- Theatrical release poster
- Directed by: Andrew Hunt
- Written by: Andrew Hunt
- Based on: "The Hilly Earth Society," written by Louis Kornfeld and produced by Jonathan Mitchell for The Truth podcast
- Produced by: Spencer McLaren; Julian Hicks; Lionel Hicks;
- Starring: Guy Pearce; Alice Eve; Jeremy Davies; Alex Pettyfer;
- Cinematography: Sara Deane
- Edited by: Jeremy Wanek
- Music by: Nathaniel Levisay
- Production companies: McLaren House; Filmology Finance; Moviebox Studio; Odin's Eye Entertainment; Liquid Noise;
- Distributed by: Paramount Pictures
- Release dates: September 23, 2022 (United States); December 2, 2022 (United Kingdom);
- Running time: 111 minutes
- Countries: United Kingdom; United States;
- Language: English

= The Infernal Machine (2022 film) =

American feature film

The Infernal Machine is a 2022 psychological mystery thriller film written and directed by Andrew Hunt. It is based on a story written by Louis Kornfeld. The film stars Guy Pearce, Alice Eve, Jeremy Davies, and Alex Pettyfer.

The Infernal Machine was released in the United States on September 23, 2022, and in the United Kingdom on December 2, 2022, by Paramount Pictures.

==Synopsis==
Bruce Cogburn, a reclusive and controversial author of the famed book The Infernal Machine, is drawn out of hiding when he begins to receive endless letters from an obsessive fan. Cogburn has lived in self-imposed isolation for 25 years in the American southwest. He was driven there in 1981 by the actions of a young man who began shooting in a Knoxville, Tennessee university killing 13 people and blaming his action on Cogburn's only book. Then letters show up in his post office box from William DuKent, a writer seeking an interview with him. Cogburn travels 45 minutes to the nearest phone booth to leave increasingly threatening phone messages for DuKent demanding that the letters stop.

Cogburn's paranoia and alcohol consumption grow. He goes to meet the shooter, Dwight Tufford, in prison using a fake name. Tufford manages to escape from prison then arrives at Cogburn's house where Cogburn manages to kill him.

It is revealed that Cogburn had plagiarised the book from one of his students from his time teaching creative writing.
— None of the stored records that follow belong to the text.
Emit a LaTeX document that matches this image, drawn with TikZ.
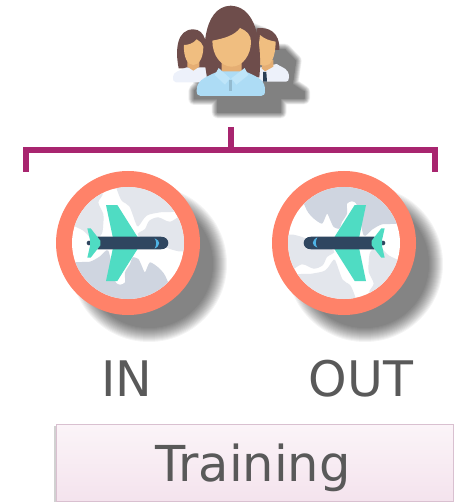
\documentclass[tikz,border=0pt]{standalone}
\usepackage{fontspec}
\setmainfont{DejaVu Sans}
\definecolor{bracketc}{HTML}{A8256F}
\definecolor{ringc}{HTML}{FF8269}
\definecolor{mapl}{HTML}{E3E6EC}
\definecolor{mapd}{HTML}{CFD5E0}
\definecolor{wingc}{HTML}{4FDCC3}
\definecolor{bodyc}{HTML}{2F4660}
\definecolor{cresc}{HTML}{4FB4E6}
\definecolor{hairc}{HTML}{6E4D4B}
\definecolor{skinc}{HTML}{F0BE80}
\definecolor{neckc}{HTML}{E5AE73}
\definecolor{shirtb}{HTML}{ADDCF5}
\definecolor{collarb}{HTML}{BEE5F9}
\definecolor{shirtl}{HTML}{EDF1FA}
\definecolor{textc}{HTML}{595959}
\definecolor{boxtop}{HTML}{FBF4F8}
\definecolor{boxbot}{HTML}{F4E3ED}
\definecolor{boxline}{HTML}{D9C0D0}
\tikzset{
  bracketline/.style={draw=bracketc,line width=6pt,line cap=butt,line join=miter},
  labeltext/.style={text=textc,font=\fontsize{49}{49}\selectfont,anchor=base,inner sep=0pt},
  trainbox/.style={draw=boxline,line width=1.4pt,top color=boxtop,bottom color=boxbot,minimum width=397pt,minimum height=77pt,inner sep=0pt,anchor=north west},
}
\newcommand{\planedisc}[3]{%
  \foreach \w in {0,...,14}{
    \fill[black,opacity=0.045] (#1+21,#2+21) circle[radius={64+\w}];
  }
  \fill[ringc] (#1,#2) circle[radius=72];
  \begin{scope}[shift={(#1,#2)},rotate=#3]
  \begin{scope}[scale=1/3,shift={(-264,-247)}]
    \fill[white] (264,247) circle[radius=168];
    \begin{scope}
      \clip (264,247) circle[radius=168];
      \begin{scope}[shift={(90,75)}]
      \fill[mapl] plot[smooth cycle,tension=0.5] coordinates {(98,22)(85,50)(100,85)(100,112)(95,145)(70,162)(40,135)(0,110)(-20,40)(60,-10)};
      \fill[mapl] plot[smooth cycle,tension=0.5] coordinates {(130,-20)(140,10)(155,45)(178,62)(197,112)(205,122)(230,90)(270,80)(325,70)(300,-20)};
      \fill[mapl] plot[smooth cycle,tension=0.5] coordinates {(205,150)(225,130)(238,105)(265,95)(300,108)(345,88)(370,150)(345,195)(300,190)};
      \fill[mapd] plot[smooth cycle,tension=0.4] coordinates {(-10,240)(60,228)(90,212)(115,195)(135,285)(150,297)(165,290)(165,260)(180,235)(188,215)(205,220)(215,240)(225,260)(240,230)(270,250)(290,280)(310,370)(50,370)};
      \end{scope}
      \fill[bodyc] (147,247) circle[radius=7];
      \fill[wingc] (198,133)--(232,133)--(292,228)--(292,266)--(232,361)--(198,361)--(218,266)--(218,228)--cycle;
      \fill[bodyc] (172,228) -- (362,228) .. controls (378,228) and (385,238) .. (385,247) .. controls (385,256) and (378,266) .. (362,266) -- (172,266) -- cycle;
      \fill[wingc] (142,203)--(152,203)--(181,240)--(181,254)--(152,291)--(142,291)--(150,256)--(150,238)--cycle;
      \fill[cresc] (344,233) .. controls (362,240) and (362,254) .. (344,264) .. controls (350,252) and (350,243) .. (344,233) -- cycle;
    \end{scope}
  \end{scope}
  \end{scope}
}
\begin{document}
\begin{tikzpicture}[x=1pt,y=-1pt]
\useasboundingbox (0,0) rectangle (462,502);
% people icon, in 3x view coordinates
\begin{scope}[shift={(150,0)},scale=1/3]
  \foreach \w in {0,...,12}{
    \begin{scope}[transparency group,opacity=0.052]
    \path[fill=black,draw=black,line join=round,line width={(12-\w)*1pt},shift={(55,57)}]
      (78,240)--(78,215)--(93,200)--(88,130)--(105,100)--(130,95)--(165,95)--(195,38)--(240,25)--(285,42)--(315,92)--(350,92)--(382,125)--(372,195)--(407,218)--(407,238)--(337,238)--(337,280)--(148,280)--(148,240)--cycle;
    \end{scope}
  }
  % left woman
  \fill[hairc] (86,205) .. controls (75,150) and (80,88) .. (130,88) .. controls (165,88) and (175,130) .. (175,205) -- cycle;
  \fill[shirtl] (78,247) .. controls (70,247) and (69,240) .. (69,230) .. controls (69,215) and (90,212) .. (110,202) -- (170,202) -- (170,247) -- cycle;
  \fill[neckc] (112,180)--(148,180)--(148,200)--(130,212)--(112,200)--cycle;
  \fill[skinc] (130,195) .. controls (112,195) and (100,170) .. (102,135) .. controls (115,135) and (130,130) .. (140,118) .. controls (150,125) and (158,130) .. (160,140) .. controls (160,172) and (148,195) .. (130,195) -- cycle;
  % right man
  \fill[hairc] (320,150) -- (320,85) .. controls (355,80) and (390,95) .. (388,150) -- cycle;
  \fill[shirtl] (320,245) -- (320,205) -- (380,192) .. controls (400,205) and (417,205) .. (417,232) .. controls (417,240) and (414,245) .. (408,245) -- cycle;
  \fill[neckc] (340,180)--(370,180)--(370,200)--(345,214)--(335,205)--cycle;
  \fill[skinc] (345,197) .. controls (362,197) and (376,175) .. (377,125) .. controls (360,122) and (345,118) .. (330,105) -- (320,190) .. controls (328,195) and (336,197) .. (345,197) -- cycle;
  \fill[bodyc!90!black] (339,216)--(349,216)--(351,245)--(339,245)--cycle;
  % centre woman
  \fill[hairc] (172,232) .. controls (155,170) and (155,20) .. (242,17) .. controls (330,20) and (335,160) .. (328,232) -- cycle;
  \fill[neckc] (215,180)--(275,180)--(275,212)--(245,238)--(215,212)--cycle;
  \fill[skinc] (245,200) .. controls (212,200) and (187,165) .. (187,122) .. controls (225,115) and (255,105) .. (270,84) .. controls (290,92) and (303,105) .. (303,125) .. controls (303,165) and (278,200) .. (245,200) -- cycle;
  \fill[shirtb] (152,288) .. controls (143,288) and (140,282) .. (140,272) .. controls (140,245) and (155,235) .. (205,214) -- (285,214) .. controls (335,235) and (345,245) .. (345,272) .. controls (345,282) and (342,288) .. (333,288) -- cycle;
  \fill[collarb] (206,204)--(240,235)--(225,254)--(194,225)--cycle;
  \fill[collarb] (284,204)--(244,235)--(259,254)--(295,225)--cycle;
  \fill[shirtb!85!black] (237,240)--(247,240)--(247,272)--(237,272)--cycle;
\end{scope}
% bracket
\coordinate (stemtop) at (231,127);
\coordinate (stemfoot) at (231,150);
\coordinate (leftend) at (26,172);
\coordinate (rightend) at (435,172);
\draw[bracketline] (leftend) |- (stemfoot) -| (rightend);
\draw[bracketline] (stemtop) -- (stemfoot);
% discs
\planedisc{128}{243}{0}
\planedisc{344}{243}{180}
% labels
\node[labeltext] (inlabel) at (127,396) {IN};
\node[labeltext] (outlabel) at (361,396) {OUT};
\fill[black,opacity=0.18] (53.5,426) rectangle (56,502);
\node[trainbox] (trainingbox) at (56,424) {};
\node[labeltext,font=\fontsize{49.5}{49.5}\selectfont] (trainlabel) at (253,481) {Training};
\end{tikzpicture}
\end{document}
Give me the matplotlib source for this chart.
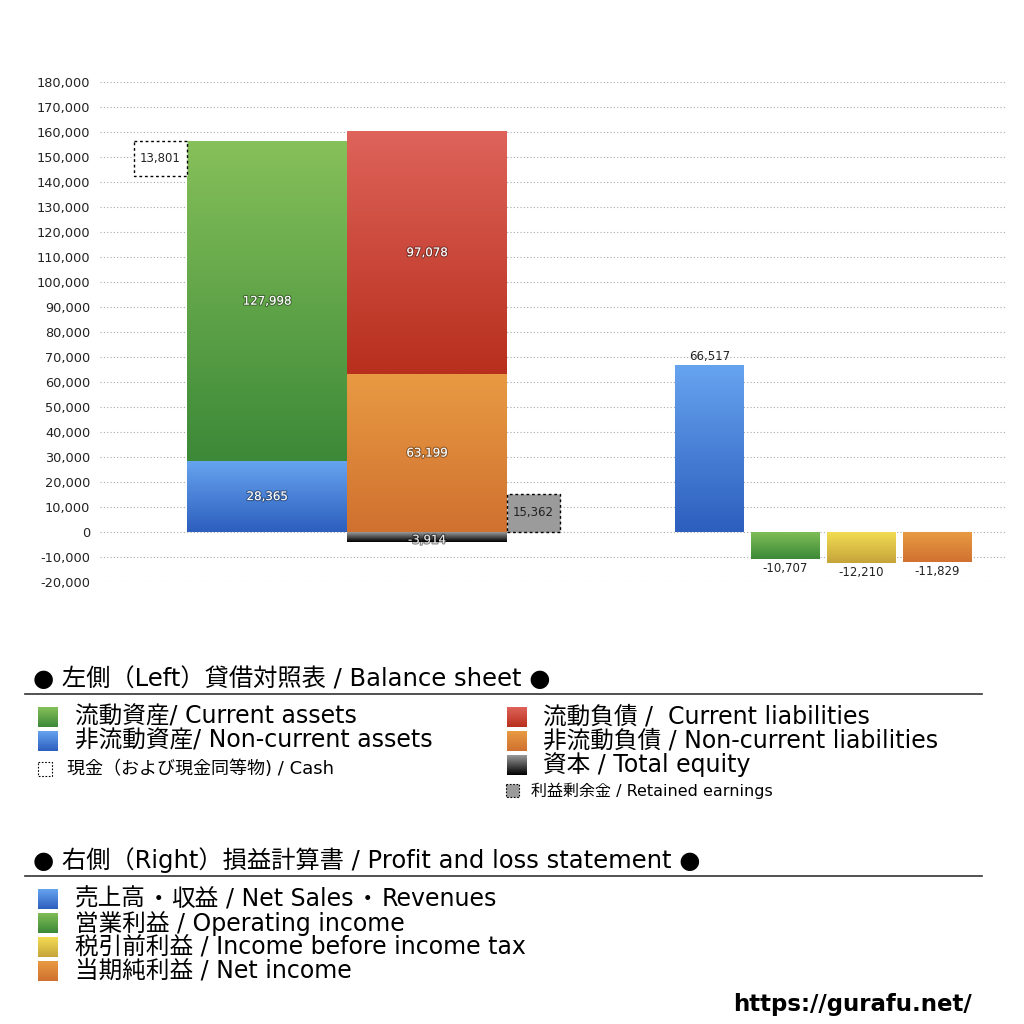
import numpy as np
import matplotlib
matplotlib.use("Agg")
import matplotlib.pyplot as plt
import matplotlib.patheffects as pe
from matplotlib.colors import to_rgb
from matplotlib.patches import Rectangle

LATIN = 'DejaVu Sans'
CJK = 'Noto Sans CJK JP'
plt.rcParams['font.family'] = [LATIN, CJK]

# 貸借対照表 (balance sheet)
current_assets = 127998
noncurrent_assets = 28365
cash = 13801
current_liab = 97078
noncurrent_liab = 63199
equity = -3914
retained = 15362

# 損益計算書 (P&L)
pl_names = ['売上高・収益', '営業利益', '税引前利益', '当期純利益']
pl_values = [66517, -10707, -12210, -11829]
pl_colors = [('#66a3ef', '#2d5fbe'), ('#7fbd56', '#3c8938'),
             ('#f2dc52', '#c5a43a'), ('#e89a42', '#d07130')]

yticks = np.arange(-20000, 180001, 10000)


def gradient(ax, x0, x1, y0, y1, top, bot, z=2):
    t = np.array(to_rgb(top))
    b = np.array(to_rgb(bot))
    f = np.linspace(0, 1, 64)[:, None]
    img = (t * (1 - f) + b * f)[:, None, :]
    ax.imshow(img, extent=(x0, x1, y0, y1), aspect='auto', origin='upper',
              zorder=z, interpolation='bilinear')


def grad_bar(ax, x, w, h, bottom, top, bot):
    r = ax.bar(x, h, w, bottom=bottom, color='none', linewidth=0)[0]
    ylo = min(r.get_y(), r.get_y() + r.get_height())
    yhi = max(r.get_y(), r.get_y() + r.get_height())
    gradient(ax, r.get_x(), r.get_x() + r.get_width(), ylo, yhi, top, bot)
    return ylo, yhi


fig = plt.figure(figsize=(10.24, 10.24), dpi=100)
ax = fig.add_axes([100 / 1024, 1 - 582 / 1024, 905 / 1024, 500 / 1024])
ax.set_facecolor('none')

white_fx = [pe.withStroke(linewidth=1.6, foreground=(0, 0, 0, 0.35))]
lbl = 8.5

# assets column
lo, hi = grad_bar(ax, 267, 160, noncurrent_assets, 0, '#66a3ef', '#2d5fbe')
ax.text(267, (lo + hi) / 2, f'{noncurrent_assets:,}', color='white', fontsize=lbl,
        ha='center', va='center', path_effects=white_fx, zorder=5)
lo, hi = grad_bar(ax, 267, 160, current_assets, noncurrent_assets, '#86c05a', '#3c8938')
ax.text(267, (lo + hi) / 2, f'{current_assets:,}', color='white', fontsize=lbl,
        ha='center', va='center', path_effects=white_fx, zorder=5)
top_assets = noncurrent_assets + current_assets
ax.bar(160.5, -cash, 53, bottom=top_assets, color='white', edgecolor='black',
       linestyle=(0, (2, 2)), linewidth=1, zorder=3)
ax.text(160.5, top_assets - cash / 2, f'{cash:,}', fontsize=lbl, ha='center',
        va='center', zorder=5, color='#222222')

# liabilities column
lo, hi = grad_bar(ax, 427, 160, noncurrent_liab, 0, '#e89a42', '#d07130')
ax.text(427, (lo + hi) / 2, f'{noncurrent_liab:,}', color='white', fontsize=lbl,
        ha='center', va='center', path_effects=white_fx, zorder=5)
lo, hi = grad_bar(ax, 427, 160, current_liab, noncurrent_liab, '#de635a', '#b82f1d')
ax.text(427, (lo + hi) / 2, f'{current_liab:,}', color='white', fontsize=lbl,
        ha='center', va='center', path_effects=white_fx, zorder=5)
lo, hi = grad_bar(ax, 427, 160, equity, 0, '#9a9a9a', '#000000')
ax.text(427, (lo + hi) / 2 - 1200, f'{equity:,}', color='#e6e6e6', fontsize=lbl,
        ha='center', va='center',
        path_effects=[pe.withStroke(linewidth=1.6, foreground=(0, 0, 0, 0.45))], zorder=5)
ax.bar(533.5, retained, 53, color='#9b9b9b', edgecolor='black',
       linestyle=(0, (2, 2)), linewidth=1, zorder=3)
ax.text(533.5, retained / 2, f'{retained:,}', fontsize=lbl, ha='center',
        va='center', zorder=5, color='#222222')

# P&L bars
pl_x = [709.5, 785.5, 861.5, 937.5]
for x, v, (ct, cb) in zip(pl_x, pl_values, pl_colors):
    lo, hi = grad_bar(ax, x, 69, v, 0, ct, cb)
    if v >= 0:
        ax.text(x, hi + 1000, f'{v:,}', fontsize=lbl, ha='center', va='bottom',
                color='#222222', zorder=5)
    else:
        ax.text(x, lo - 1200, f'{v:,}', fontsize=lbl, ha='center', va='top',
                color='#222222', zorder=5)

ax.set_xlim(100, 1005)
ax.set_ylim(-20000, 180000)
ax.set_yticks(yticks)
ax.set_yticklabels([f'{v:,}' for v in yticks], fontsize=9.3, color='#222222')
ax.tick_params(axis='y', length=0, pad=7)
ax.set_xticks([])
ax.yaxis.grid(True, linestyle=(0, (1, 2)), color='#aaaaaa', linewidth=0.8, zorder=0)
ax.set_axisbelow(True)
for s in ax.spines.values():
    s.set_visible(False)

# legend area drawn in pixel coordinates
lg = fig.add_axes([0, 0, 1, 1])
lg.patch.set_visible(False)
lg.set_xlim(0, 1024)
lg.set_ylim(1024, 0)
lg.axis('off')
renderer = fig.canvas.get_renderer()


def swatch(x, y, top, bot, size=20):
    gradient(lg, x, x + size, y + size / 2, y - size / 2, top, bot)


def runs(x, y, parts, fs):
    # draw pieces one after another; a number is an extra gap in pixels
    for p in parts:
        if isinstance(p, (int, float)):
            x += p
            continue
        s, fam = p
        t = lg.text(x, y, s, fontsize=fs, family=fam, va='center', ha='left')
        x += t.get_window_extent(renderer=renderer).width


lg.text(33, 679, '● 左側（Left）貸借対照表 / Balance sheet ●', fontsize=17.5,
        va='center', ha='left')
lg.plot([25, 982], [694, 694], color='#333333', linewidth=1.2)

left_items = [('流動資産/ Current assets', '#86c05a', '#3c8938'),
              ('非流動資産/ Non-current assets', '#66a3ef', '#2d5fbe')]
for i, (t, ct, cb) in enumerate(left_items):
    y = 717 + 24 * i
    swatch(38, y, ct, cb)
    lg.text(75, y, t, fontsize=17, va='center', ha='left')
lg.add_patch(Rectangle((38, 762), 14, 14, facecolor='white', edgecolor='black',
                       linestyle=(0, (1.5, 1.5)), linewidth=0.8))
lg.text(67, 769, '現金（および現金同等物) / Cash', fontsize=13, va='center', ha='left')

right_items = [('流動負債 /  Current liabilities', '#de635a', '#b82f1d'),
               ('非流動負債 / Non-current liabilities', '#e89a42', '#d07130'),
               ('資本 / Total equity', '#9a9a9a', '#000000')]
for i, (t, ct, cb) in enumerate(right_items):
    y = 717 + 24 * i
    swatch(507, y, ct, cb)
    lg.text(543, y, t, fontsize=17, va='center', ha='left')
lg.add_patch(Rectangle((506, 784), 13, 13, facecolor='#9b9b9b', edgecolor='black',
                       linestyle=(0, (1.5, 1.5)), linewidth=0.8))
lg.text(531, 791, '利益剰余金 / Retained earnings', fontsize=11.5, va='center', ha='left')

lg.text(33, 860, '● 右側（Right）損益計算書 / Profit and loss statement ●', fontsize=17.5,
        va='center', ha='left')
lg.plot([25, 982], [876, 876], color='#333333', linewidth=1.2)

pl_labels = ['売上高・収益 / Net Sales・Revenues', '営業利益 / Operating income',
             '税引前利益 / Income before income tax', '当期純利益 / Net income']
for i, (t, (ct, cb)) in enumerate(zip(pl_labels, pl_colors)):
    y = 899 + 24 * i
    swatch(38, y, ct, cb)
    if '・' in t:
        jp, en = t.split(' / ')
        a, b = jp.split('・')
        c, d = en.split('・')
        runs(75, y, [(a, CJK), 1, ('・', CJK), 1, (b, CJK), 7.5, ('/ ' + c, LATIN),
                     2, ('・', CJK), 2, (d, LATIN)], 17)
    else:
        lg.text(75, y, t, fontsize=17, va='center', ha='left')

lg.text(972, 1004, 'https://gurafu.net/', fontsize=16.5, fontweight='bold',
        va='center', ha='right')

fig.savefig('out.png', dpi=100, facecolor='white')
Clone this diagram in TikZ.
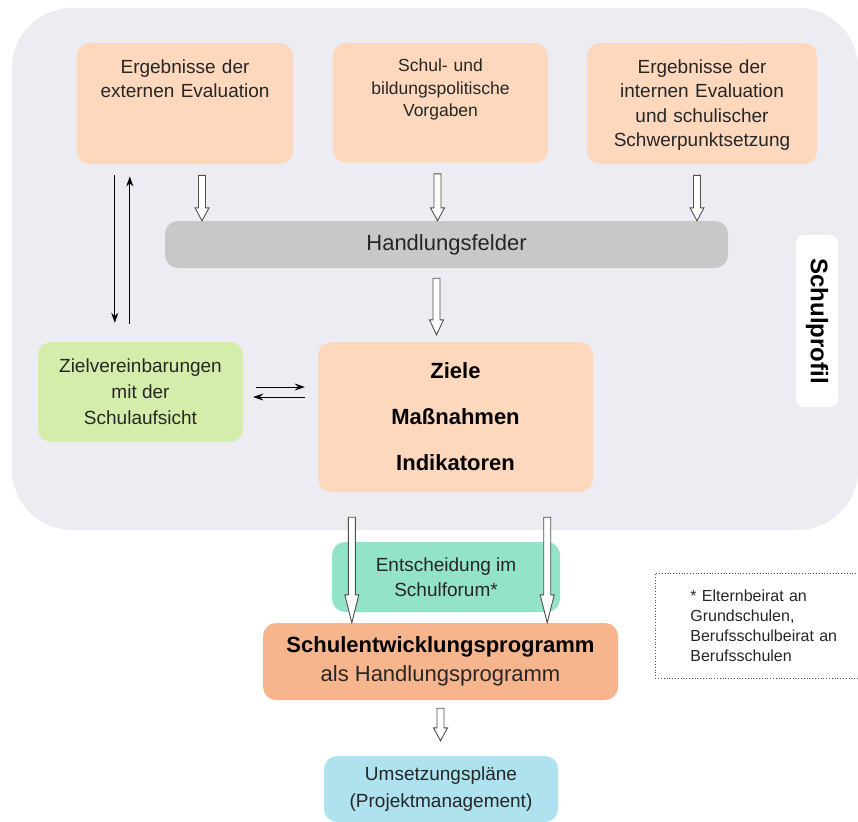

The student in question, Elijah Barrett, suffered a mental breakdown upon completion of the book and set himself on fire, placing him in a coma. Cogburn himself had received multiple rejections from publishers for his own writing, which they deemed mediocre and uninspiring, so he published Barrett's book as his own once he heard that the student's family were turning off his life support. Barrett survived however, and, in the present day, writes a second book, The Divine Apostate, under Cogburn's name. After forcing a confrontation with Cogburn, Barrett attempts to kill both himself and Cogburn in a fire, but Cogburn crawls wounded from the blaze and survives. He returns home and posts a letter to his agent confessing that he was not the true author of The Infernal Machine, and that he had stolen it.

==Cast==
- Guy Pearce as Bruce Cogburn
- Alice Eve as Officer Laura Higgins
- Alex Pettyfer as Dwight Tufford
- Jeremy Davies as Elijah Barrett

==Production==
Filming took place over five weeks in Algarve, Portugal, in Portugal’s Moviebox Studios, and on locations in and around the town of Loulé. Paramount Pictures acquired worldwide rights to The Infernal Machine in October 2021. The film was financed by executive producer Jack Christian's financing firm, Filmology Finance.

== Reception ==
=== Critical response ===
On Rotten Tomatoes, 46% of 13 critics gave the film a positive review, with an average rating of 5.5/10.